-- BEGIN --
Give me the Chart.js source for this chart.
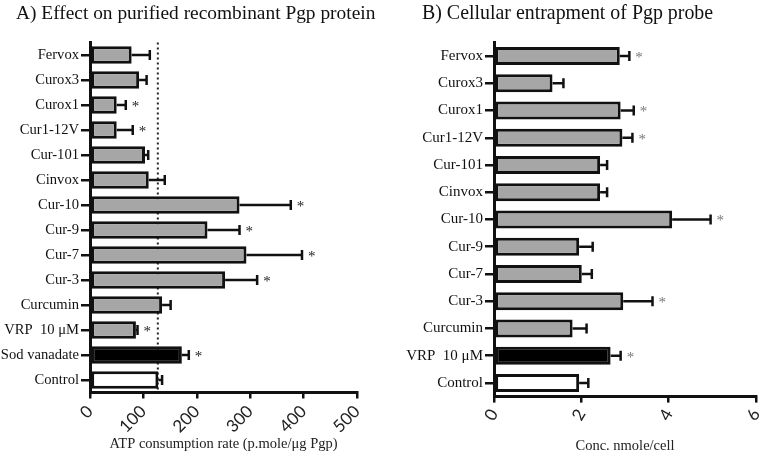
<!DOCTYPE html>
<html>
<head>
<meta charset="utf-8">
<script src="https://cdn.jsdelivr.net/npm/chart.js@4.4.0/dist/chart.umd.min.js"></script>
<style>
  body { margin: 0; background: #fff; }
  #wrap { position: relative; width: 763px; height: 455px; }
  canvas { position: absolute; top: 0; }
</style>
</head>
<body>
<div id="wrap">
  <canvas id="chartA" width="380" height="455" style="left:0"></canvas>
  <canvas id="chartB" width="383" height="455" style="left:380px"></canvas>
</div>
<script>
// panel A - ATP consumption
const labelsA = ['Fervox','Curox3','Curox1','Cur1-12V','Cur-101','Cinvox','Cur-10','Cur-9','Cur-7','Cur-3','Curcumin','VRP  10 \u03bcM','Sod vanadate','Control'];
const meanA = [78, 92, 50, 50, 103, 110, 280, 220, 293, 253, 135, 86, 172, 128];
const semA  = [34, 14, 17, 30, 6, 30, 96, 60, 104, 60, 16, 3, 13, 7];
const starA = [0, 0, 1, 1, 0, 0, 1, 1, 1, 1, 0, 1, 1, 0];
const controlA = 127;

// panel B - cellular entrapment
const labelsB = ['Fervox','Curox3','Curox1','Cur1-12V','Cur-101','Cinvox','Cur-10','Cur-9','Cur-7','Cur-3','Curcumin','VRP  10 \u03bcM','Control'];
const meanB = [2.88, 1.34, 2.90, 2.94, 2.43, 2.43, 4.08, 1.95, 2.01, 2.96, 1.80, 2.67, 1.95];
const semB  = [0.22, 0.25, 0.30, 0.23, 0.16, 0.16, 0.88, 0.31, 0.23, 0.67, 0.32, 0.23, 0.21];
const starB = [1, 0, 1, 1, 0, 0, 1, 0, 0, 1, 0, 1, 0];

const GREY = '#a6a6a6';
const fillsA = labelsA.map(l => l === 'Sod vanadate' ? '#000' : l === 'Control' ? '#fff' : GREY);
const fillsB = labelsB.map(l => l.startsWith('VRP') ? '#000' : l === 'Control' ? '#fff' : GREY);

const serif = '"Liberation Serif", "DejaVu Serif", serif';

// error bars + asterisks
const errorBars = {
  id: 'errorBars',
  afterDatasetsDraw(chart, args, o) {
    const ctx = chart.ctx, xs = chart.scales.x;
    const meta = chart.getDatasetMeta(0);
    ctx.save();
    ctx.strokeStyle = '#111';
    ctx.lineWidth = 2.5;
    meta.data.forEach((bar, i) => {
      const x0 = xs.getPixelForValue(o.mean[i]);
      const x1 = xs.getPixelForValue(o.mean[i] + o.sem[i]);
      const y = bar.y;
      ctx.beginPath();
      ctx.moveTo(x0, y); ctx.lineTo(x1, y);
      ctx.moveTo(x1, y - 5); ctx.lineTo(x1, y + 5);
      ctx.stroke();
      if (o.star[i]) {
        ctx.fillStyle = o.starColor;
        ctx.font = '15px ' + serif;
        ctx.textBaseline = 'middle';
        ctx.fillText('*', x1 + 6, y + 2);
      }
    });
    ctx.restore();
  }
};

// dotted control reference line (panel A)
const refLine = {
  id: 'refLine',
  beforeDatasetsDraw(chart, args, o) {
    if (o.value == null) return;
    const ctx = chart.ctx, a = chart.chartArea;
    const x = chart.scales.x.getPixelForValue(o.value);
    ctx.save();
    ctx.strokeStyle = '#222';
    ctx.lineWidth = 2;
    ctx.setLineDash([2, 3]);
    ctx.beginPath();
    ctx.moveTo(x, a.top); ctx.lineTo(x, a.bottom);
    ctx.stroke();
    ctx.restore();
  }
};

const panelTitle = {
  id: 'panelTitle',
  afterDraw(chart, args, o) {
    const ctx = chart.ctx;
    ctx.save();
    ctx.fillStyle = '#111';
    ctx.font = o.size + 'px ' + serif;
    ctx.textBaseline = 'middle';
    ctx.fillText(o.text, o.x, o.y);
    ctx.restore();
  }
};

function makeChart(id, labels, means, sem, stars, fills, cfg) {
  return new Chart(document.getElementById(id), {
    type: 'bar',
    data: {
      labels: labels,
      datasets: [{
        data: means,
        backgroundColor: fills,
        borderColor: '#111',
        borderWidth: 3,
        borderSkipped: false,
        barPercentage: cfg.barPct,
        categoryPercentage: 1
      }]
    },
    options: {
      indexAxis: 'y',
      responsive: false,
      animation: false,
      layout: { padding: { top: cfg.top, right: cfg.right, left: 0, bottom: 0 } },
      plugins: {
        legend: { display: false },
        tooltip: { enabled: false },
        errorBars: { mean: means, sem: sem, star: stars, starColor: cfg.starColor },
        refLine: { value: cfg.ref },
        panelTitle: { text: cfg.title, x: cfg.titleX, y: 14, size: cfg.titleSize }
      },
      scales: {
        x: {
          min: 0, max: cfg.max,
          ticks: {
            stepSize: cfg.step, maxRotation: cfg.rot, minRotation: cfg.rot,
            color: '#222', font: { family: 'Lato, "Open Sans", sans-serif', size: 17 }, padding: 3
          },
          grid: { drawOnChartArea: false, color: '#111', lineWidth: 2.5, tickLength: 6 },
          border: { color: '#111', width: 3 },
          title: {
            display: true, text: cfg.xTitle, color: '#222',
            font: { family: serif, size: cfg.xTitleSize }, padding: { top: 0, bottom: cfg.xTitlePad }
          },
          afterFit(s) { s.height = cfg.xHeight; s.paddingLeft = 0; s.paddingRight = 0; }
        },
        y: {
          ticks: { color: '#111', font: { family: serif, size: cfg.ySize }, padding: 2, autoSkip: false },
          grid: { drawOnChartArea: false, offset: false, color: '#111', lineWidth: 2.5, tickLength: 9 },
          border: { color: '#111', width: 3 },
          afterFit(s) { s.width = cfg.yWidth; }
        }
      }
    },
    plugins: [refLine, errorBars, panelTitle]
  });
}

makeChart('chartA', labelsA, meanA, semA, starA, fillsA, {
  barPct: 0.7, top: 42.5, right: 23, max: 500, step: 100, rot: 45, ref: controlA,
  xTitle: 'ATP consumption rate (p.mole/\u03bcg Pgp)', xTitleSize: 14.5, xTitlePad: 2,
  xHeight: 62.5, yWidth: 90, ySize: 14.6, starColor: '#222',
  title: 'A) Effect on purified recombinant Pgp protein', titleX: 16, titleSize: 19.4
});

makeChart('chartB', labelsB, meanB, semB, starB, fillsB, {
  barPct: 0.66, top: 42.4, right: 7, max: 6, step: 2, rot: 60, ref: null,
  xTitle: 'Conc. nmole/cell', xTitleSize: 14.5, xTitlePad: 0,
  xHeight: 58.4, yWidth: 114, ySize: 15, starColor: '#777',
  title: 'B) Cellular entrapment of Pgp probe', titleX: 42, titleSize: 19.9
});
</script>
</body>
</html>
-- END --
# WRITTEN EXERCISE:
Reproduce the whole listing exactly, but not the images in it.

# WORKED SOLUTION:
Give me the Chart.js source for this chart.
<!DOCTYPE html>
<html>
<head>
<meta charset="utf-8">
<script src="https://cdn.jsdelivr.net/npm/chart.js@4.4.0/dist/chart.umd.min.js"></script>
<style>
  body { margin: 0; background: #fff; }
  #wrap { position: relative; width: 763px; height: 455px; }
  canvas { position: absolute; top: 0; }
</style>
</head>
<body>
<div id="wrap">
  <canvas id="chartA" width="380" height="455" style="left:0"></canvas>
  <canvas id="chartB" width="383" height="455" style="left:380px"></canvas>
</div>
<script>
// panel A - ATP consumption
const labelsA = ['Fervox','Curox3','Curox1','Cur1-12V','Cur-101','Cinvox','Cur-10','Cur-9','Cur-7','Cur-3','Curcumin','VRP  10 \u03bcM','Sod vanadate','Control'];
const meanA = [78, 92, 50, 50, 103, 110, 280, 220, 293, 253, 135, 86, 172, 128];
const semA  = [34, 14, 17, 30, 6, 30, 96, 60, 104, 60, 16, 3, 13, 7];
const starA = [0, 0, 1, 1, 0, 0, 1, 1, 1, 1, 0, 1, 1, 0];
const controlA = 127;

// panel B - cellular entrapment
const labelsB = ['Fervox','Curox3','Curox1','Cur1-12V','Cur-101','Cinvox','Cur-10','Cur-9','Cur-7','Cur-3','Curcumin','VRP  10 \u03bcM','Control'];
const meanB = [2.88, 1.34, 2.90, 2.94, 2.43, 2.43, 4.08, 1.95, 2.01, 2.96, 1.80, 2.67, 1.95];
const semB  = [0.22, 0.25, 0.30, 0.23, 0.16, 0.16, 0.88, 0.31, 0.23, 0.67, 0.32, 0.23, 0.21];
const starB = [1, 0, 1, 1, 0, 0, 1, 0, 0, 1, 0, 1, 0];

const GREY = '#a6a6a6';
const fillsA = labelsA.map(l => l === 'Sod vanadate' ? '#000' : l === 'Control' ? '#fff' : GREY);
const fillsB = labelsB.map(l => l.startsWith('VRP') ? '#000' : l === 'Control' ? '#fff' : GREY);

const serif = '"Liberation Serif", "DejaVu Serif", serif';

// error bars + asterisks
const errorBars = {
  id: 'errorBars',
  afterDatasetsDraw(chart, args, o) {
    const ctx = chart.ctx, xs = chart.scales.x;
    const meta = chart.getDatasetMeta(0);
    ctx.save();
    ctx.strokeStyle = '#111';
    ctx.lineWidth = 2.5;
    meta.data.forEach((bar, i) => {
      const x0 = xs.getPixelForValue(o.mean[i]);
      const x1 = xs.getPixelForValue(o.mean[i] + o.sem[i]);
      const y = bar.y;
      ctx.beginPath();
      ctx.moveTo(x0, y); ctx.lineTo(x1, y);
      ctx.moveTo(x1, y - 5); ctx.lineTo(x1, y + 5);
      ctx.stroke();
      if (o.star[i]) {
        ctx.fillStyle = o.starColor;
        ctx.font = '15px ' + serif;
        ctx.textBaseline = 'middle';
        ctx.fillText('*', x1 + 6, y + 2);
      }
    });
    ctx.restore();
  }
};

// dotted control reference line (panel A)
const refLine = {
  id: 'refLine',
  beforeDatasetsDraw(chart, args, o) {
    if (o.value == null) return;
    const ctx = chart.ctx, a = chart.chartArea;
    const x = chart.scales.x.getPixelForValue(o.value);
    ctx.save();
    ctx.strokeStyle = '#222';
    ctx.lineWidth = 2;
    ctx.setLineDash([2, 3]);
    ctx.beginPath();
    ctx.moveTo(x, a.top); ctx.lineTo(x, a.bottom);
    ctx.stroke();
    ctx.restore();
  }
};

const panelTitle = {
  id: 'panelTitle',
  afterDraw(chart, args, o) {
    const ctx = chart.ctx;
    ctx.save();
    ctx.fillStyle = '#111';
    ctx.font = o.size + 'px ' + serif;
    ctx.textBaseline = 'middle';
    ctx.fillText(o.text, o.x, o.y);
    ctx.restore();
  }
};

function makeChart(id, labels, means, sem, stars, fills, cfg) {
  return new Chart(document.getElementById(id), {
    type: 'bar',
    data: {
      labels: labels,
      datasets: [{
        data: means,
        backgroundColor: fills,
        borderColor: '#111',
        borderWidth: 3,
        borderSkipped: false,
        barPercentage: cfg.barPct,
        categoryPercentage: 1
      }]
    },
    options: {
      indexAxis: 'y',
      responsive: false,
      animation: false,
      layout: { padding: { top: cfg.top, right: cfg.right, left: 0, bottom: 0 } },
      plugins: {
        legend: { display: false },
        tooltip: { enabled: false },
        errorBars: { mean: means, sem: sem, star: stars, starColor: cfg.starColor },
        refLine: { value: cfg.ref },
        panelTitle: { text: cfg.title, x: cfg.titleX, y: 14, size: cfg.titleSize }
      },
      scales: {
        x: {
          min: 0, max: cfg.max,
          ticks: {
            stepSize: cfg.step, maxRotation: cfg.rot, minRotation: cfg.rot,
            color: '#222', font: { family: 'Lato, "Open Sans", sans-serif', size: 17 }, padding: 3
          },
          grid: { drawOnChartArea: false, color: '#111', lineWidth: 2.5, tickLength: 6 },
          border: { color: '#111', width: 3 },
          title: {
            display: true, text: cfg.xTitle, color: '#222',
            font: { family: serif, size: cfg.xTitleSize }, padding: { top: 0, bottom: cfg.xTitlePad }
          },
          afterFit(s) { s.height = cfg.xHeight; s.paddingLeft = 0; s.paddingRight = 0; }
        },
        y: {
          ticks: { color: '#111', font: { family: serif, size: cfg.ySize }, padding: 2, autoSkip: false },
          grid: { drawOnChartArea: false, offset: false, color: '#111', lineWidth: 2.5, tickLength: 9 },
          border: { color: '#111', width: 3 },
          afterFit(s) { s.width = cfg.yWidth; }
        }
      }
    },
    plugins: [refLine, errorBars, panelTitle]
  });
}

makeChart('chartA', labelsA, meanA, semA, starA, fillsA, {
  barPct: 0.7, top: 42.5, right: 23, max: 500, step: 100, rot: 45, ref: controlA,
  xTitle: 'ATP consumption rate (p.mole/\u03bcg Pgp)', xTitleSize: 14.5, xTitlePad: 2,
  xHeight: 62.5, yWidth: 90, ySize: 14.6, starColor: '#222',
  title: 'A) Effect on purified recombinant Pgp protein', titleX: 16, titleSize: 19.4
});

makeChart('chartB', labelsB, meanB, semB, starB, fillsB, {
  barPct: 0.66, top: 42.4, right: 7, max: 6, step: 2, rot: 60, ref: null,
  xTitle: 'Conc. nmole/cell', xTitleSize: 14.5, xTitlePad: 0,
  xHeight: 58.4, yWidth: 114, ySize: 15, starColor: '#777',
  title: 'B) Cellular entrapment of Pgp probe', titleX: 42, titleSize: 19.9
});
</script>
</body>
</html>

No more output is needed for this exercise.